Starting in October, a work crew is slated to begin demolishing four apartment buildings in the northeast corner of the Hainerberg housing area near the chapel, a project that will take about six months, said Tony Blevins, the MWR project manager for U.S. Army Garrison Hessen. The current plan calls for hotel construction to run from September 2007 to January 2009.

The yet-unnamed facility would replace the American Arms Hotel, which has served this community since the Air Force held sway here back in 1951.

“It’s too old,” Blevins said of the current hotel. Crews “are continuously repairing and maintaining (the facility) just to keep it operational.”

Blevins said the decision to build a new hotel was not directly related to the headquarters move, and that community officials have been lobbying for it since late 2002. Nonetheless, the project’s chances certainly weren’t hurt by the fact that USAREUR’s hierarchy is coming to town.

While the final design has yet to be formally approved, preliminary plans call for a four-story complex with three sections and 164 rooms. Blevins described it as a fan-shaped structure, with the middle section serving as a common-use area that would include the front desk, storage areas and a workout room. A restaurant is not in the blueprints but there will be a section set aside for occupants to have a continental breakfast.

Approximately 10 percent of the rooms would be handicapped-accessible, Blevins said. Plans call for 92 suites, 64 double rooms and eight rooms for extended visits. Each room would have a kitchenette and a private bathroom.

The outside facade will include stone and glass, and the adjacent parking lot is being designed to accommodate 145 vehicles, which is roughly three times what is available at the 179-room American Arms Hotel.

Blevins said the $34 million would pay for everything, from demolition to construction to furnishings, fixtures and equipment. The money to pay for the Morale, Welfare and Recreation facility will come from nonappropriated funds, he said.

Officials opted not to renovate the current hotel because the cost to do so would exceed 50 percent of the amount to build a new one, Blevins said. Since a portion of the American Arms Hotel contains office space, the community plans to hold on to it, at least for the near future.

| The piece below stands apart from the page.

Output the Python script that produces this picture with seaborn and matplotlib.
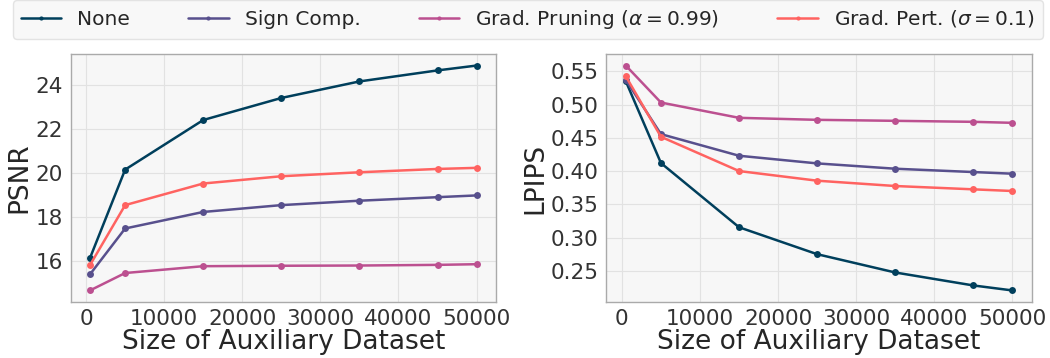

The families living in the four apartment buildings targeted for demolition will have until August to move. Already, many of the 60 units are vacant. Those families who remain have their choice of relocating to Dexheim or the nearby Aukamm housing area.

Sarah Matusiak and her family are moving to Aukamm. With five children and a husband, her family is in line for a five-bedroom flat, equipped with a washer and dryer. That’s one more bedroom than they currently have and one less reason to head downstairs, laundry basket in hand.

“They have to put it somewhere, and this is as good a spot as any,” Matusiak said. “I don’t like the fact I have to move, but I’ll be OK.”